Vol. 6, No. 10 / October 2007

When consulting on a medical or surgical ward, consider asking the patient, “How are they treating you here in the hospital?” The response to this straightforward question often clarifies the reason for the consultation and helps establish the patient’s psychiatric diagnosis.

Asking about the patient’s experience in the hospital can reveal the dynamics of his or her interpersonal relationships. In a well-functioning ward, healthy answers are, “Everybody is really nice,” or “The staff is great, but I can’t wait to go home.” Any other answer should be investigated.

Questioning reveals disorders

Patients with borderline personality disorder (BPD) will describe a hospital staff split into idealized and rejected components and try to enlist you in their fight. However, most BPD patients won’t need encouragement to discuss their conflicts with the staff.

Unhappy narcissistic patients will com-plain about assaults on their dignity—often housekeeping issues such as poor-quality food and linens, indifferent cleanliness, or delayed response when they use the call button. Happier narcissistic patients will celebrate their doctors’ outstanding credentials and clinical brilliance.
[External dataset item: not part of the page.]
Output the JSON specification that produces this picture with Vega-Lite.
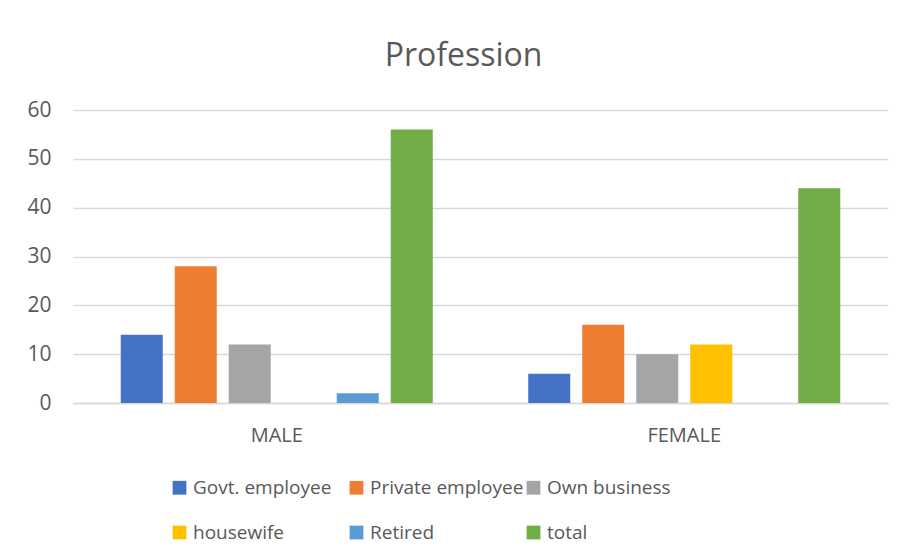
{
  "$schema": "https://vega.github.io/schema/vega-lite/v6.json",
  "autosize": "none",
  "padding": {"left": 73, "top": 110, "right": 15, "bottom": 157},
  "width": 815,
  "height": 293,
  "background": "white",
  "title": {"text": "Profession", "fontSize": 32, "font": "Open Sans", "fontWeight": "normal", "color": "#595959", "anchor": "middle", "dx": -17, "offset": 26},
  "data": {"values": [
    {"gender": "MALE", "profession": "Govt. employee", "count": 14},
    {"gender": "MALE", "profession": "Private employee", "count": 28},
    {"gender": "MALE", "profession": "Own business", "count": 12},
    {"gender": "MALE", "profession": "housewife", "count": 0},
    {"gender": "MALE", "profession": "Retired", "count": 2},
    {"gender": "MALE", "profession": "total", "count": 56},
    {"gender": "FEMALE", "profession": "Govt. employee", "count": 6},
    {"gender": "FEMALE", "profession": "Private employee", "count": 16},
    {"gender": "FEMALE", "profession": "Own business", "count": 10},
    {"gender": "FEMALE", "profession": "housewife", "count": 12},
    {"gender": "FEMALE", "profession": "Retired", "count": 0},
    {"gender": "FEMALE", "profession": "total", "count": 44}
  ]},
  "mark": {"type": "bar"},
  "encoding": {
    "x": {"field": "gender", "type": "nominal", "sort": ["MALE", "FEMALE"],
      "scale": {"paddingInner": 0, "paddingOuter": 0},
      "axis": {"title": null, "labelAngle": 0, "ticks": false, "domainColor": "#d9d9d9", "domainWidth": 1.5, "labelFont": "Open Sans", "labelFontSize": 20, "labelColor": "#595959", "labelPadding": 22}},
    "xOffset": {"field": "profession", "type": "nominal",
      "sort": ["Govt. employee", "Private employee", "Own business", "housewife", "Retired", "total"],
      "scale": {"paddingInner": 0.222, "paddingOuter": 0.884}},
    "y": {"field": "count", "type": "quantitative",
      "scale": {"domain": [0, 60]},
      "axis": {"title": null, "values": [0, 10, 20, 30, 40, 50, 60], "labelOverlap": false, "domain": false, "ticks": false, "gridColor": "#d9d9d9", "gridWidth": 1.5, "labelFont": "Open Sans", "labelFontSize": 21, "labelColor": "#595959", "labelPadding": 22}},
    "color": {"field": "profession", "type": "nominal",
      "sort": ["Govt. employee", "Private employee", "Own business", "housewife", "Retired", "total"],
      "scale": {"domain": ["Govt. employee", "Private employee", "Own business", "housewife", "Retired", "total"],
        "range": ["#4472C4", "#ED7D31", "#A5A5A5", "#FFC000", "#5B9BD5", "#70AD47"]},
      "legend": {"title": null, "orient": "none", "legendX": 97, "legendY": 368, "direction": "horizontal", "columns": 3, "gridAlign": "all", "columnPadding": -16, "rowPadding": 25, "symbolType": "square", "symbolSize": 190, "symbolStrokeWidth": 0, "labelFont": "Open Sans", "labelFontSize": 19, "labelColor": "#595959", "labelOffset": 4, "labelLimit": 300}}
  },
  "config": {"view": {"stroke": null}}
}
Patients with substance abuse disorders will respond by discussing the timing and adequacy of their opioid and benzodiazepine prescriptions.

Depressed patients may guiltily apologize for wasting everybody’s time.

When patients hint that they are enjoying the hospital experience or would like to prolong their stay, inquire into their situations outside the hospital. They may be homeless, abused, or destitute. Malingerers and patients with factitious disorder typically will insist on their desire to be cured and discharged.

Proper phrasing is essential

As phrased, the question is a “counterprojective” maneuver.1 It distances you from patients’ suspicions, resentments, and presuppositions. By referring to hospital personnel as “they,” you signal that you are distinct and neutral if the patient is feuding with the staff. By comparison, asking “How are my friends on the medical staff treating you?” would invalidate this counterprojective effect, align you with the hospital staff, and subtly encourage the patient to keep his problems to himself.

If the question elicits a complaint, try to stay neutral as long as possible. Guard against perceived defensiveness and the patient’s projections by saying, “I’m sorry to hear things aren’t going well. Tell me more.” Offer to help if there is a concrete and reasonable solution.

Patients might not tell you about problems with their care in the hospital unless you ask. Some patients are too polite to say anything. Others are afraid to complain because they recognize that their comfort and perhaps even survival are in the hands of hospital staff.


1. Havens L. Making contact: uses of language in psychotherapy Cambridge MA: Harvard University Press; 1988;29:126-9.

Dr. Lakritz is a psychiatrist at the Lahey Clinic Medical Center in Burlington, MA.